"İnsansız ekonomi olur mu?" Ne can alıcı bir soru değil mi? İstediğin kadar kar-zarar hesabı yap, insanın olmadığı yerde ne anlamı kalıyor ki bunların? İşte; korona salgını sürecinde sadece bizde değil, tüm dünya devletleri ve insanları için en kritik soru buydu aslında. İnsanın olmadığı, sağlığın olmadığı bir yerde; zenginliğin ya da fakirliğin, az ya da çok paranın nasıl belirleyiciliği olabilir ki? Bu çıkarsamanın sahibi; MHP Genel Başkanı Devlet Bahçeli. Cumartesi akşam saatlerinde Twitter hesabı üzerinden yaptığı bir dizi açıklama, bu ve buna benzer çok çarpıcı tespitleri de içeriyor. 4 ana ekseni vardı aslında bu açıklamaların; "Kovid-19 ile mücadelede hükümetin ve dolayısıyla Türkiye'nin başarısını tespit, Ekonomi yönetiminin başarısı, Cumhur İttifakı vurgusu ve son haftalardaki darbe iddialarına cevap." Ve her bir başlık, kendi içinde uzun uzun değerlendirmeyi hak ediyor.
Covid-19 süreci, beşeriyetin önceliklerini ve ihtiyaç hiyerarşisini tekrar gündeme almamıza sebep oldu. İnsanlığımızı ve sağlığın değerini hatırlattı. Dünya devi dediğimiz ülkeler, korona ile mücadelede bir bir dökülürken; Türkiye hem sağlık ve güvenlik açısından aldığı yerinde ve zamanında tedbir ve kararlarla son derece başarılı bir sonuç aldı ve hem de tüm dünyanın takdirini kazandı. Sadece bu da değil, aralarında ABD ve İngiltere gibi dev ekonomilere sahip ülkelerin de olduğu 55 ülkeye yaptığı tıbbi yardımlarla göz doldurdu. Ve, içeride işçi ve işvereniyle, emeklisi ve çalışanıyla, KOBİ'lerden büyük işletmelere kadar ekonominin bütün paydaşlarına yönelik birbiri ardına açıkladığı 200 milyar lirayı bulan paketlerle, sosyal ve ekonomik anlamda en minimum etkilenilmesini sağladı. Hal böyle iken ve tüm dünya ülkeleri Türkiye ile ilgili övgü dolu sözler söyler, teşekkür ederken bizim muhalefet partilerimiz ne yaptı peki?
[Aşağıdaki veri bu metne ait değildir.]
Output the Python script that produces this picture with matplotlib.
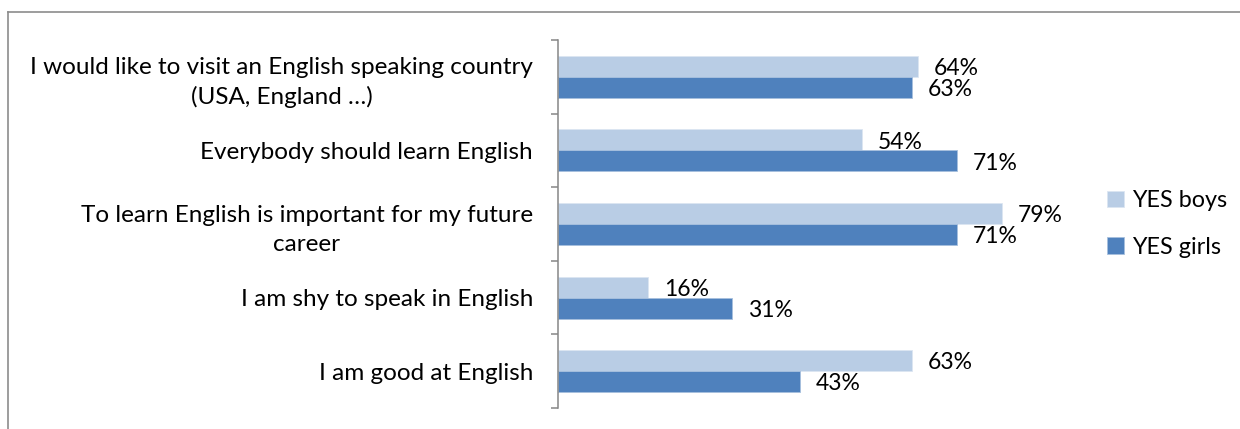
import numpy as np
import matplotlib.pyplot as plt
from matplotlib.lines import Line2D
from matplotlib.ticker import FixedLocator

plt.rcParams['font.family'] = ['Lato', 'DejaVu Sans']

# Survey answers
questions = [
    'I would like to visit an English speaking country\n(USA, England \u2026)',
    'Everybody should learn English',
    'To learn English is important for my future\ncareer',
    'I am shy to speak in English',
    'I am good at English',
]
yes_boys = [64, 54, 79, 16, 63]
yes_girls = [63, 71, 71, 31, 43]

boys_color = '#B9CDE5'
girls_color = '#4F81BD'
grey = '#868686'
fs = 17.5
fs_val = 16.5

fig = plt.figure(figsize=(12.4, 4.29), dpi=100)
ax = fig.add_axes([558 / 1240, 1 - 408 / 429, 506 / 1240, 368 / 429])

y = np.arange(len(questions))
h = 0.285
ax.barh(y - h / 2, yes_boys, height=h, color=boys_color, edgecolor='#dce6f2', linewidth=0.6, label='YES boys')
ax.barh(y + h / 2, yes_girls, height=h, color=girls_color, edgecolor='#a7c0de', linewidth=0.6, label='YES girls')

for i in range(len(questions)):
    ax.text(yes_boys[i] + 2.8, y[i] - h / 2 + 0.03, f'{yes_boys[i]}%', va='center', ha='left', fontsize=fs_val)
    ax.text(yes_girls[i] + 2.8, y[i] + h / 2 + 0.03, f'{yes_girls[i]}%', va='center', ha='left', fontsize=fs_val)

ax.set_xlim(0, 90)
ax.set_ylim(len(questions) - 0.5, -0.5)
ax.set_yticks(y)
ax.set_yticklabels(questions, fontsize=fs, multialignment='center', linespacing=1.45)
ax.yaxis.set_minor_locator(FixedLocator(np.arange(-0.5, len(questions), 1)))
ax.tick_params(axis='y', which='major', length=0, pad=18)
ax.tick_params(axis='y', which='minor', length=5, width=1.1, color=grey)
ax.set_xticks([])
for s in ['top', 'right', 'bottom']:
    ax.spines[s].set_visible(False)
ax.spines['left'].set_color(grey)
ax.spines['left'].set_linewidth(1.1)

leg = ax.legend(loc='center left', bbox_to_anchor=(1086 / 1240, 1 - 224 / 429),
                bbox_transform=fig.transFigure, frameon=False, fontsize=16.8,
                handlelength=0.72, handleheight=0.72, handletextpad=0.35, labelspacing=1.1)

# outer chart frame
bx = 7.5 / 1240
by = 1 - 11.5 / 429
fig.add_artist(Line2D([bx, bx], [0, by], transform=fig.transFigure, color='#8c8c8c', lw=1.2))
fig.add_artist(Line2D([bx, 1], [by, by], transform=fig.transFigure, color='#8c8c8c', lw=1.2))

fig.savefig('out.png', dpi=100)
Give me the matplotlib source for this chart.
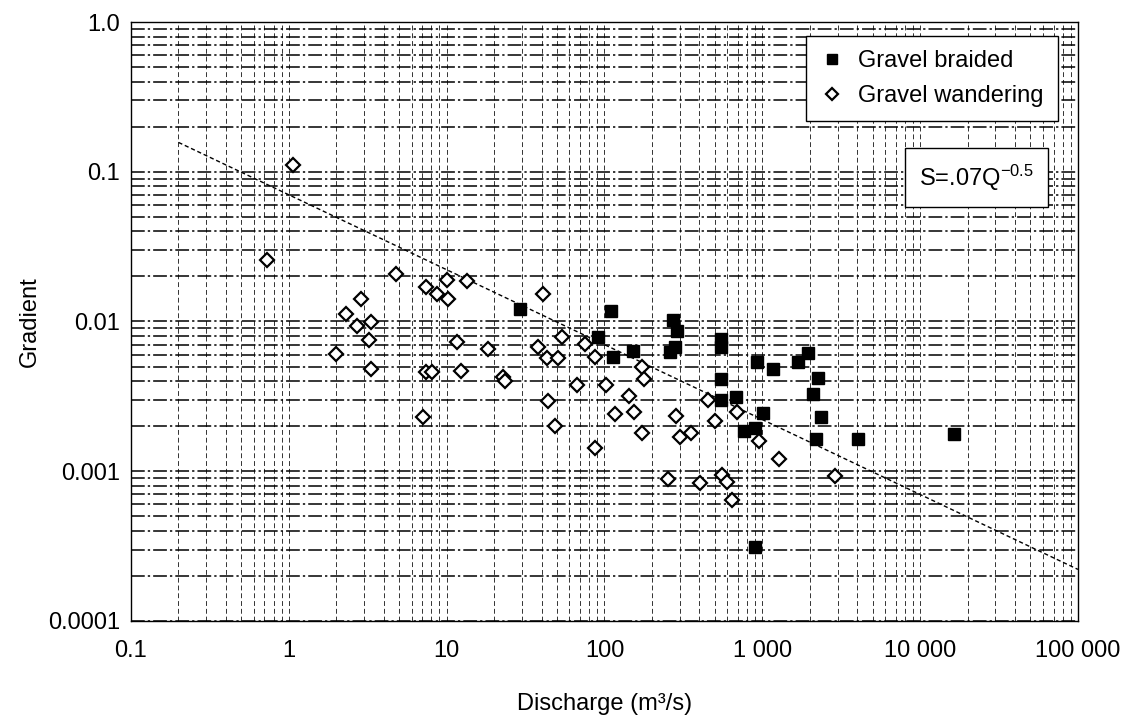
import matplotlib
matplotlib.use("Agg")
import matplotlib.pyplot as plt
from matplotlib.ticker import FixedLocator, LogLocator, NullFormatter

plt.rcParams["font.family"] = ["Liberation Sans", "DejaVu Sans"]

# Gravel braided (filled squares): discharge m3/s, gradient
braided_q = [29.2, 110, 91.1, 114, 151, 272, 290, 280, 260, 546, 546, 546, 546,
             677, 767, 900, 900, 927, 1007, 1175, 1675, 1960, 2266, 2109, 2359,
             2193, 4064, 16500]
braided_s = [0.0121, 0.0118, 0.00792, 0.00582, 0.00638, 0.0102, 0.00868, 0.00679,
             0.00626, 0.00764, 0.00676, 0.00416, 0.00297, 0.00313, 0.00186, 0.00194,
             0.000313, 0.00539, 0.00246, 0.00480, 0.00537, 0.00613, 0.00418, 0.00328,
             0.00230, 0.00163, 0.00163, 0.00177]

# Gravel wandering (open diamonds)
wandering_q = [1.07, 0.731, 4.78, 10.1, 13.5, 7.4, 8.73, 10.2, 2.87, 41.0, 2.30, 3.34,
               2.69, 3.20, 11.6, 18.4, 37.9, 43.5, 1.99, 3.30, 7.44, 8.02, 12.4, 22.9,
               23.6, 43.6, 7.06, 50.8, 54.1, 75.0, 87.2, 67.0, 103, 172, 179, 143, 154,
               116, 283, 454, 502, 689, 48.6, 172, 301, 352, 86.8, 253, 403, 556, 598,
               641, 959, 1283, 2892]
wandering_s = [0.111, 0.0256, 0.0208, 0.0188, 0.0187, 0.0170, 0.0153, 0.0141, 0.0141,
               0.0153, 0.0112, 0.00997, 0.00933, 0.00752, 0.00730, 0.00655, 0.00679,
               0.00571, 0.00607, 0.00480, 0.00462, 0.00462, 0.00464, 0.00429, 0.00401,
               0.00296, 0.00230, 0.00573, 0.00788, 0.00705, 0.00577, 0.00377, 0.00377,
               0.00499, 0.00416, 0.00318, 0.00248, 0.00241, 0.00233, 0.00298, 0.00218,
               0.00248, 0.00201, 0.00181, 0.00170, 0.00181, 0.00143, 0.000884, 0.000831,
               0.000951, 0.000841, 0.000643, 0.00158, 0.00120, 0.000925]

# fitted line S = .07 Q^-0.5, end points as drawn
trend_q = [0.2, 100000]
trend_s = [0.157, 0.000221]

x_ticks = [0.1, 1, 10, 100, 1000, 10000, 100000]
x_labels = ["0.1", "1", "10", "100", "1 000", "10 000", "100 000"]
y_ticks = [0.0001, 0.001, 0.01, 0.1, 1.0]
y_labels = ["0.0001", "0.001", "0.01", "0.1", "1.0"]

fig = plt.figure(figsize=(11.39, 7.24), dpi=100)
ax = fig.add_axes([0.1150, 0.1423, 0.8314, 0.8273])
ax.set_xscale("log")
ax.set_yscale("log")
ax.set_xlim(0.1, 100000)
ax.set_ylim(0.0001, 1.0)

ax.xaxis.set_major_locator(FixedLocator(x_ticks))
ax.yaxis.set_major_locator(FixedLocator(y_ticks))
ax.xaxis.set_minor_locator(LogLocator(base=10, subs=range(2, 10), numticks=20))
ax.yaxis.set_minor_locator(LogLocator(base=10, subs=range(2, 10), numticks=20))
ax.xaxis.set_minor_formatter(NullFormatter())
ax.yaxis.set_minor_formatter(NullFormatter())
ax.set_xticklabels(x_labels)
ax.set_yticklabels(y_labels)
ax.tick_params(which="both", length=0, labelsize=17)
ax.tick_params(axis="x", pad=14)
ax.tick_params(axis="y", pad=8)

ax.grid(True, axis="y", which="both", color="black", linewidth=1.1,
        linestyle=(0, (9, 2, 1.5, 2)))
ax.grid(True, axis="x", which="both", color="black", linewidth=0.7,
        linestyle=(0, (5, 3)), alpha=0.8)
ax.set_axisbelow(True)

for side in ax.spines.values():
    side.set_color("black")
    side.set_linewidth(1.0)

ax.plot(trend_q, trend_s, color="black", linewidth=1.0, linestyle=(0, (3, 2)), zorder=2)

ax.plot(braided_q, braided_s, linestyle="none", marker="s", markersize=9,
        color="black", label="Gravel braided", zorder=3)
ax.plot(wandering_q, wandering_s, linestyle="none", marker="D", markersize=7.5,
        markerfacecolor="white", markeredgecolor="black", markeredgewidth=1.6,
        label="Gravel wandering", zorder=3)

leg = ax.legend(loc="upper right", bbox_to_anchor=(0.979, 0.977), fontsize=17,
                frameon=True, fancybox=False, framealpha=1, edgecolor="black",
                handlelength=1.0, handletextpad=0.6, borderpad=0.6,
                labelspacing=0.55, borderaxespad=0, markerscale=0.8)
leg.get_frame().set_linewidth(1.0)

ax.text(0.893, 0.74, r"S=.07Q$\mathregular{^{-0.5}}$", transform=ax.transAxes,
        fontsize=17, ha="center", va="center", zorder=5,
        bbox={"boxstyle": "square,pad=0.6", "fc": "white", "ec": "black", "lw": 1.0})

ax.set_xlabel("Discharge (m\u00b3/s)", fontsize=17, labelpad=22)
ax.set_ylabel("Gradient", fontsize=17)
ax.yaxis.set_label_coords(-0.095, 0.5)

fig.savefig("out.png", dpi=100)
Hükümeti ve aldığı kararları yerden yere vurmakla meşguldü tabii. Bununla da yetinmedi; CHP'nin sözcüleri bir yandan IMF çağrıları yaptı, diğer yandan devlet bürokrasisini tehdit etti, bir yandan da darbe çığırtkanlığı yapması yetmedi, anti-demokratik yolları işaret etti.
Bütün bunlarla da yetinmeyip geçen hafta Londra merkezli ekonomik operasyonun içerideki yerli işbirlikçileri ve sözcüleri olarak görev ve sorumluluklarını (!) yerine getirdiler. İşte tüm bunlar aslında; darbe çağrıları da, ekonomik operasyonlar da, bölgesel gerilimler de, tek adam ifadeleri de hepsi aynı merkeze; küresel çetelere hizmet!..
Gelelim yazımızın başındaki MHP Liderinin açıklamalarına. Devlet Bahçeli, hükümetin milli politikalarına, milli ekonomiye ve ekonominin kaptanı olarak Hazine ve Maliye Bakanı Berat Albayrak'a sahip çıkarak; Türkiye'ye operasyon çekmek isteyenlerin alayını boşluğa düşürdü. Başkan Erdoğan'ın ve hükümetinin Türkiye Cumhuriyeti'nin kuruluşundaki 1923 ruhunu taşıdığını teyid etti, geleceğin büyük Türkiyesi'nin imarında Cumhur İttifakı'nı adres gösterdi. Biz de bir kez daha kayıtlara geçsin diye; bu çok önemli sözleri bir kez daha yorumlamak istedik.